» **DATASET EXTRACT**:
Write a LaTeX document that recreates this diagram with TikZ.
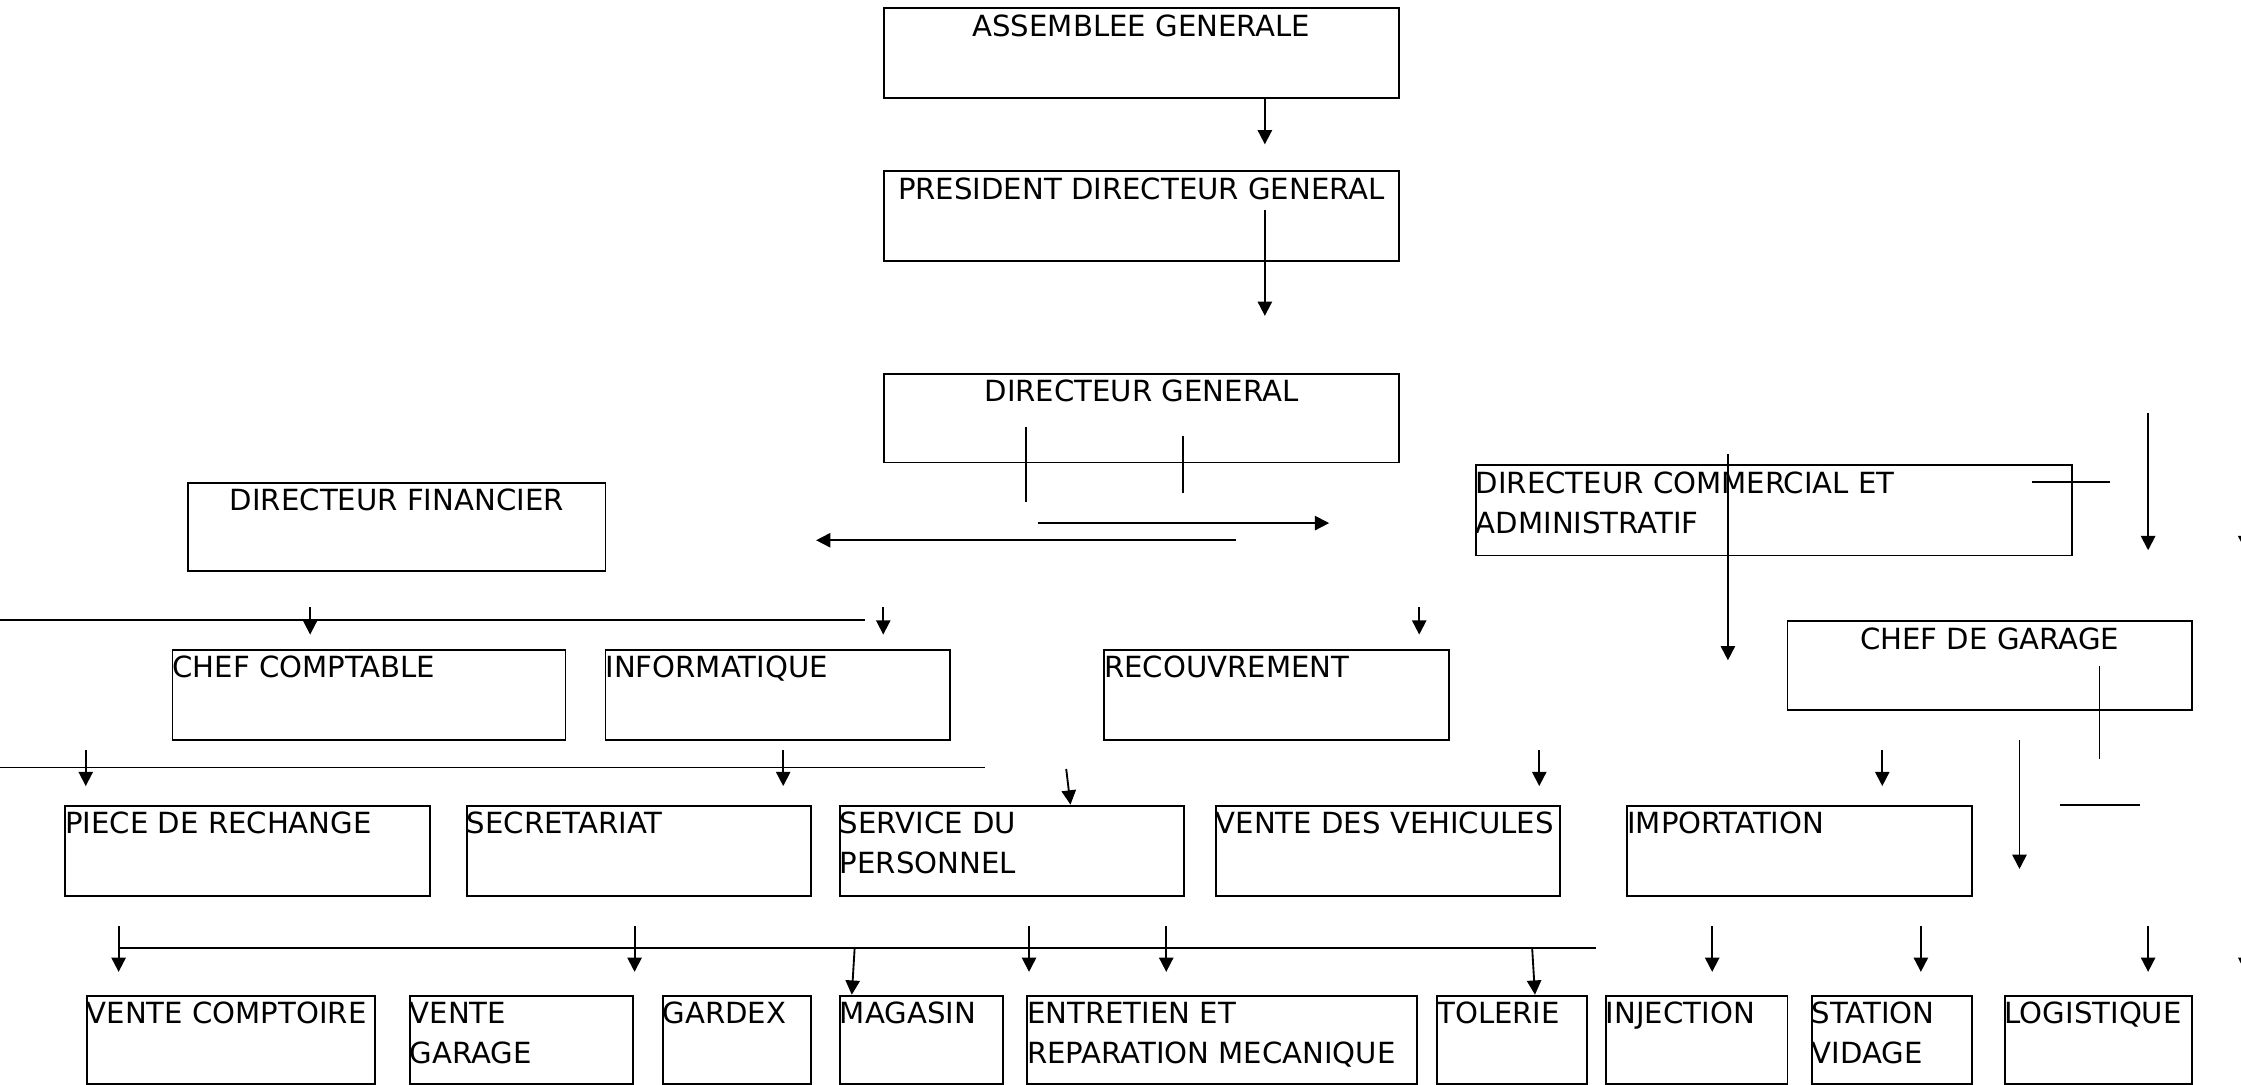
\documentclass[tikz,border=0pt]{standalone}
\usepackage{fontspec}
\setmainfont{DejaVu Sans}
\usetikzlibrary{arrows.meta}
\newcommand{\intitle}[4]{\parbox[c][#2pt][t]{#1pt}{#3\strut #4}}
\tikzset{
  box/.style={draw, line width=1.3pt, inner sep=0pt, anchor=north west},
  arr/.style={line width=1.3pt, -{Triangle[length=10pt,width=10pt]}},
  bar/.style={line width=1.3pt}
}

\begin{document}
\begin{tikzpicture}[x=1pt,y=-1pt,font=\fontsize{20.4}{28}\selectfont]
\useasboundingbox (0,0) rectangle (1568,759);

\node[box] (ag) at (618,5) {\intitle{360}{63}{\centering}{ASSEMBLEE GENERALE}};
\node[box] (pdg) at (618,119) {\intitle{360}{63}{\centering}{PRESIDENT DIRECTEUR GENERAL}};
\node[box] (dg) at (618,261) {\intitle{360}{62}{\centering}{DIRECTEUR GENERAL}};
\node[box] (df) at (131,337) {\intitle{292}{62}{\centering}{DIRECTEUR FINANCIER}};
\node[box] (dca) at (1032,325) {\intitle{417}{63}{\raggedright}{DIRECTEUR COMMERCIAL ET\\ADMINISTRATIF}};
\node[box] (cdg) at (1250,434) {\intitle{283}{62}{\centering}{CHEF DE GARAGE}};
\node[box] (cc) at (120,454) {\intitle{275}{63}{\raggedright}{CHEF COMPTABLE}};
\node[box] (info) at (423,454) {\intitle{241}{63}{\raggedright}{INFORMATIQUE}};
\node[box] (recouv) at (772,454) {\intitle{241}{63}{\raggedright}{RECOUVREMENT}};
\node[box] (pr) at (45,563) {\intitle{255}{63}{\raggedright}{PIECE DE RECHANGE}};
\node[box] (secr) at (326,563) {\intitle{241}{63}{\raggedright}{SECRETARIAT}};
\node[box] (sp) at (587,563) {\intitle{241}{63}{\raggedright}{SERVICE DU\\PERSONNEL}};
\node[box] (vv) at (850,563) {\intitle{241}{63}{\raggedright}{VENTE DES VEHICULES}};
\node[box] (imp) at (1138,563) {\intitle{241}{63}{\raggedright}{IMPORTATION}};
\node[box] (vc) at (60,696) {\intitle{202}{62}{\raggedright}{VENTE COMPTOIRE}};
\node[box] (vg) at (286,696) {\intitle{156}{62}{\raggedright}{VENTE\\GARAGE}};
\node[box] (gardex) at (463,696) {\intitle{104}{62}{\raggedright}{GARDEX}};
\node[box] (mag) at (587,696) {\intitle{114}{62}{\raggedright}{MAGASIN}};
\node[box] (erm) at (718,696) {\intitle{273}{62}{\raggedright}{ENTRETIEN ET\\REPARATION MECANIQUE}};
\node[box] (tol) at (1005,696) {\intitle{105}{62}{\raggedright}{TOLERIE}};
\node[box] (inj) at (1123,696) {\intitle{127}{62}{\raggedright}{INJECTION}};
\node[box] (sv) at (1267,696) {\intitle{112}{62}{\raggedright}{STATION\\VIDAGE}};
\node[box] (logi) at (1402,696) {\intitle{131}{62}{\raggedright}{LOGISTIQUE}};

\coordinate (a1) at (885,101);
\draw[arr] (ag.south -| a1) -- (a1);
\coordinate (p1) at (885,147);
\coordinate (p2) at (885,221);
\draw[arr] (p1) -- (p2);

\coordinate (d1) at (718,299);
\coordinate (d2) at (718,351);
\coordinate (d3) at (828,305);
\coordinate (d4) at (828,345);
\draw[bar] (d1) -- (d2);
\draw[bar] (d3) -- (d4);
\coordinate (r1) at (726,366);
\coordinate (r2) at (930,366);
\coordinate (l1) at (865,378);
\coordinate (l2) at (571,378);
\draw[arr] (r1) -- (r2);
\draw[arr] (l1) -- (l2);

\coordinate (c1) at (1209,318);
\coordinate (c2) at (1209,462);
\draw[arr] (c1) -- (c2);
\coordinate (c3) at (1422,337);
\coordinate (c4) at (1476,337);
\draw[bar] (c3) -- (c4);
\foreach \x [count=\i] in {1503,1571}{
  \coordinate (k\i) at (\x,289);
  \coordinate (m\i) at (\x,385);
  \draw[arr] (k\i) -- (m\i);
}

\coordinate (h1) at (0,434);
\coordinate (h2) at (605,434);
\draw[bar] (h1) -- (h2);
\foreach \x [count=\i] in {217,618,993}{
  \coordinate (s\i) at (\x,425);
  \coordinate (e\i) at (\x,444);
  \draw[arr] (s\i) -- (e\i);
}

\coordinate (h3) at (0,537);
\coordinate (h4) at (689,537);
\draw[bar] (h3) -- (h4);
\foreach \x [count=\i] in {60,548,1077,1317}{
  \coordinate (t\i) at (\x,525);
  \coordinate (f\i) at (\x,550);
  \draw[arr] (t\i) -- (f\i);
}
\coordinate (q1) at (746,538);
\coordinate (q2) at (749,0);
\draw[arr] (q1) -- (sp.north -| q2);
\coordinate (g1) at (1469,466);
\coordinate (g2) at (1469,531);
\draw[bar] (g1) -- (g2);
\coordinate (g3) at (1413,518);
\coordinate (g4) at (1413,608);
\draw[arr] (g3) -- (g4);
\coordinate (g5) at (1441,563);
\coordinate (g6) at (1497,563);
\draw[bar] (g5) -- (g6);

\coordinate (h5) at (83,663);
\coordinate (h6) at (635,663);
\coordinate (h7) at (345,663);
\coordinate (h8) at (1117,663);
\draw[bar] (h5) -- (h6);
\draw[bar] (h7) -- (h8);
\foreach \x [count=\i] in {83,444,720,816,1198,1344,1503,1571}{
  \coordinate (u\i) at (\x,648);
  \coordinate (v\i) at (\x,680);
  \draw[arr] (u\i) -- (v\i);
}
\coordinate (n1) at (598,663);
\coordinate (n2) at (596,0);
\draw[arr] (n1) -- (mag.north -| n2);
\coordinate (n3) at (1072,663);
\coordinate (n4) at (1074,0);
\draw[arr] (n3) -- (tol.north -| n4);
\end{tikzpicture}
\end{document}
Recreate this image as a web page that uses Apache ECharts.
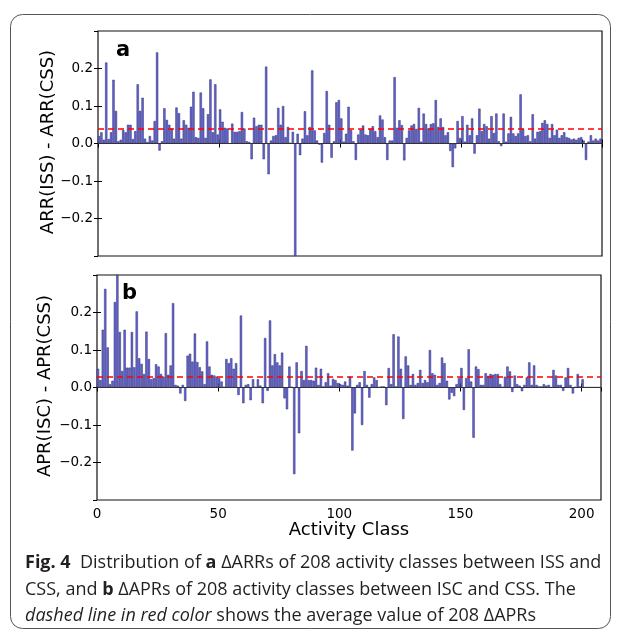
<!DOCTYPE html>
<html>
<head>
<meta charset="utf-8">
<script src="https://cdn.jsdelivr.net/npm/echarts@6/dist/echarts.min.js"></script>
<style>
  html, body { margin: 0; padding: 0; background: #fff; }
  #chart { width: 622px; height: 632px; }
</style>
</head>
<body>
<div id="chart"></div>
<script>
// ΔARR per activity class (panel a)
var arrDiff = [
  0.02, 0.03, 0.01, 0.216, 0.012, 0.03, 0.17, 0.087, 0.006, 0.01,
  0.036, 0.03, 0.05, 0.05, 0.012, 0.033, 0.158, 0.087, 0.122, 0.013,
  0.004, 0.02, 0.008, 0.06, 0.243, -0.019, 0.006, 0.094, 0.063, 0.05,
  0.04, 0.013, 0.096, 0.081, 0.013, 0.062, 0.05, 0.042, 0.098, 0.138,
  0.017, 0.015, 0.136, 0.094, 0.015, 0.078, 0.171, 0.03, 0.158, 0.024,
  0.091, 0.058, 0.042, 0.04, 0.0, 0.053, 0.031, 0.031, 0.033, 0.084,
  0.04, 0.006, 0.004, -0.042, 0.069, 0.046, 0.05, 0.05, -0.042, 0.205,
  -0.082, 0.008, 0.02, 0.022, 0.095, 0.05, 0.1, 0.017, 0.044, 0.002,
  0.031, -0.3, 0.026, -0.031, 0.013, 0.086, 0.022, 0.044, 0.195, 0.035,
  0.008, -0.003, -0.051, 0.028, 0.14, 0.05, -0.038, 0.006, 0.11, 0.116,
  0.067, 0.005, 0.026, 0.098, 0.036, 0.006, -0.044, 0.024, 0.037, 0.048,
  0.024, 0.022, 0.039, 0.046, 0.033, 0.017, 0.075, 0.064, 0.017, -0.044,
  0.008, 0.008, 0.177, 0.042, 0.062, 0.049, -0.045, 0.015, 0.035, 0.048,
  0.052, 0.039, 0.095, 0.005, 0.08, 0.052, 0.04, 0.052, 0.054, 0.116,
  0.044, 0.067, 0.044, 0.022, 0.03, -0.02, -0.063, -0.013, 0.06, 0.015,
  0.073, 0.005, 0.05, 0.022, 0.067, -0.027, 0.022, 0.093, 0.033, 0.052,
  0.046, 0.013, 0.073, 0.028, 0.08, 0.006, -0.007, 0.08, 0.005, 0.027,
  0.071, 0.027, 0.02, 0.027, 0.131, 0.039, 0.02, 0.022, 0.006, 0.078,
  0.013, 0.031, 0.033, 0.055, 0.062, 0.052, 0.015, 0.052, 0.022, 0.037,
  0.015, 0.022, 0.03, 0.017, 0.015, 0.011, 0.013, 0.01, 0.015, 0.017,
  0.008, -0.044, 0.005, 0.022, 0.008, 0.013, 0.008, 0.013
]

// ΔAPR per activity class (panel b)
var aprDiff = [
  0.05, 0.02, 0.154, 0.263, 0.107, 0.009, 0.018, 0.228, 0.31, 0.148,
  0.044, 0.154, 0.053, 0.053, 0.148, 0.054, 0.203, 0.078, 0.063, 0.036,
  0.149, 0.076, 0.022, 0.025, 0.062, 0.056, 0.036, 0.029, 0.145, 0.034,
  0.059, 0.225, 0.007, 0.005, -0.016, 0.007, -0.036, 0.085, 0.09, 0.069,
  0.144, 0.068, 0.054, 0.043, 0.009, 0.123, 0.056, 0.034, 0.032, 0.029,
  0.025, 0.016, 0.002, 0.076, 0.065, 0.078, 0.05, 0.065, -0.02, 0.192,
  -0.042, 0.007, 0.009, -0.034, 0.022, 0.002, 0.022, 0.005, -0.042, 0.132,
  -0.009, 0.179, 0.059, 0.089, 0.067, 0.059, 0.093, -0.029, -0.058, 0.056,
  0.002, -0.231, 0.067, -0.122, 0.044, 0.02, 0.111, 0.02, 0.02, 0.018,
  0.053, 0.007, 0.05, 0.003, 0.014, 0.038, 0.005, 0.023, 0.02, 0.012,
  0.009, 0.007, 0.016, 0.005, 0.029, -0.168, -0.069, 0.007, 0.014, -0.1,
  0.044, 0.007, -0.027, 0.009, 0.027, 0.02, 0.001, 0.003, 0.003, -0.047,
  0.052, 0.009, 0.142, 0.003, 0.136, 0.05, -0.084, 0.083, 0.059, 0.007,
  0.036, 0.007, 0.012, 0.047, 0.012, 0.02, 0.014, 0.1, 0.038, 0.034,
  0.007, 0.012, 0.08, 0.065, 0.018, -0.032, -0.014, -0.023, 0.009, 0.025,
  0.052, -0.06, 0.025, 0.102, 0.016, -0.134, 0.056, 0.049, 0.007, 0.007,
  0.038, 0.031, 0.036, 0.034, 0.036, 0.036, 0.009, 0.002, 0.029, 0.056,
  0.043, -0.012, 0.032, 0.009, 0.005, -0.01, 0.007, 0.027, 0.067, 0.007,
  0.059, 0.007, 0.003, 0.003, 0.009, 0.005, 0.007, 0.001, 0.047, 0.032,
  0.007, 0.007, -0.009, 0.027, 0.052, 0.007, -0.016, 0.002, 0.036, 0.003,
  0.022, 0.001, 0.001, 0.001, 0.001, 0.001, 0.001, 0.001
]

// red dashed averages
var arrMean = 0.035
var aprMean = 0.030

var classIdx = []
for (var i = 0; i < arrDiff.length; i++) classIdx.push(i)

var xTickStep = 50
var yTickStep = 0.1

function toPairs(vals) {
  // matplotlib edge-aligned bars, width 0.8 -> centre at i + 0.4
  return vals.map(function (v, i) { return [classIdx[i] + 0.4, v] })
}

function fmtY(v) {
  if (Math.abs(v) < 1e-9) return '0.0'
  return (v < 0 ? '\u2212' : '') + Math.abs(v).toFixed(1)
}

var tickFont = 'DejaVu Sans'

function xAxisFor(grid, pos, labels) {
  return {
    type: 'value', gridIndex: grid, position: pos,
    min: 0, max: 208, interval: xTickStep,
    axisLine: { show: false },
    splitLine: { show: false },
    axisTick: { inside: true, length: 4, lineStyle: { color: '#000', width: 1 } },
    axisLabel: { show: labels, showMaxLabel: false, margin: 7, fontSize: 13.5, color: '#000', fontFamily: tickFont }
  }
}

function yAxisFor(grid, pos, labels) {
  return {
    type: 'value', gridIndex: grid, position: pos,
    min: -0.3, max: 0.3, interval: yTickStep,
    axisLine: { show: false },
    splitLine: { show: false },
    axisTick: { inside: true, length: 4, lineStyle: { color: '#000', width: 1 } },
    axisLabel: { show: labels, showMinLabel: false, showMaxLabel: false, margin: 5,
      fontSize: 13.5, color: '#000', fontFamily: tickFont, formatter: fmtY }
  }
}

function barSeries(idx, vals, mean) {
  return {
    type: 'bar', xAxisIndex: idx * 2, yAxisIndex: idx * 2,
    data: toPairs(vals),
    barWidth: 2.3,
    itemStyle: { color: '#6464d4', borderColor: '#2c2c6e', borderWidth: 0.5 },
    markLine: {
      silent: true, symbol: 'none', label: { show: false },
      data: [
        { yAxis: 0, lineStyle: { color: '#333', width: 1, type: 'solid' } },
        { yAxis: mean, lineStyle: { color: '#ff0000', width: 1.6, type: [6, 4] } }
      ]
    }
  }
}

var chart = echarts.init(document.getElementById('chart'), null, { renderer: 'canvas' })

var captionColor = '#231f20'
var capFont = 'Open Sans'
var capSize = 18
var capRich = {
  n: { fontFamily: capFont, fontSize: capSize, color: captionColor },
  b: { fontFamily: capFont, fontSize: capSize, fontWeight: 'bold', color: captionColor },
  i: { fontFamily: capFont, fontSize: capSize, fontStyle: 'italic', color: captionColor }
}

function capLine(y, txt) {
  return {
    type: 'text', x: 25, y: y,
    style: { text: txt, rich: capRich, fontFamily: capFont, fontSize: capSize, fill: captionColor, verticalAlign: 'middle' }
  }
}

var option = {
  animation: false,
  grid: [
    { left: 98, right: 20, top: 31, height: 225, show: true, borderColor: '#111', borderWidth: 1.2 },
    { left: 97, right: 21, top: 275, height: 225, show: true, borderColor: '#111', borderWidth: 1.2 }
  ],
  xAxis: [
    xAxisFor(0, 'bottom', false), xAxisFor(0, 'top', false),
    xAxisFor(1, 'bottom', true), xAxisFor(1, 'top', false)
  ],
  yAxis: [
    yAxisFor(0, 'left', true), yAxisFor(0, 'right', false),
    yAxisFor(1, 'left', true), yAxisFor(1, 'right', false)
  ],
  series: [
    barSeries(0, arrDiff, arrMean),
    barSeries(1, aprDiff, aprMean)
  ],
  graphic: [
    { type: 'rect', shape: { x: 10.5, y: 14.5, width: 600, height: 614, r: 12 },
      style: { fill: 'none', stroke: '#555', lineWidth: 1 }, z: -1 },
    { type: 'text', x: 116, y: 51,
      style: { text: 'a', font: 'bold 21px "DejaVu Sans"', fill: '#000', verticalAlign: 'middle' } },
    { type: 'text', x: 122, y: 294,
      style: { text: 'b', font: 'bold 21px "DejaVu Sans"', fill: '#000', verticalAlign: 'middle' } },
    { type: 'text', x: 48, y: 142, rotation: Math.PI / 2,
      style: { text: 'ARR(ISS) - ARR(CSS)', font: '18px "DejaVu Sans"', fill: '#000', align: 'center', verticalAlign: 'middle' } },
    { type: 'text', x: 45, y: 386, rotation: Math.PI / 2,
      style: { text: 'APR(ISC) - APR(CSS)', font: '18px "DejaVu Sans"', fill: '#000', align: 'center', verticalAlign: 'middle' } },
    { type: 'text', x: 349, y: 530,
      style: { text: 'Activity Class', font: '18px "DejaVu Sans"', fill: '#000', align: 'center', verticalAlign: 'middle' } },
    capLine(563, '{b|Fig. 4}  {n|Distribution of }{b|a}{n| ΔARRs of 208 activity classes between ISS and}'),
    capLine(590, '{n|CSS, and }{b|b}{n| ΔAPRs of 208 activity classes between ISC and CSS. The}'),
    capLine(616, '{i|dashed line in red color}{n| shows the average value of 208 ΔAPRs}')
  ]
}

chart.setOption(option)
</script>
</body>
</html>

» **TASK GOAL**:
For the material, find the number of lines holding the word "this" and give that figure and nothing more.

» **THE SOLUTION**:
2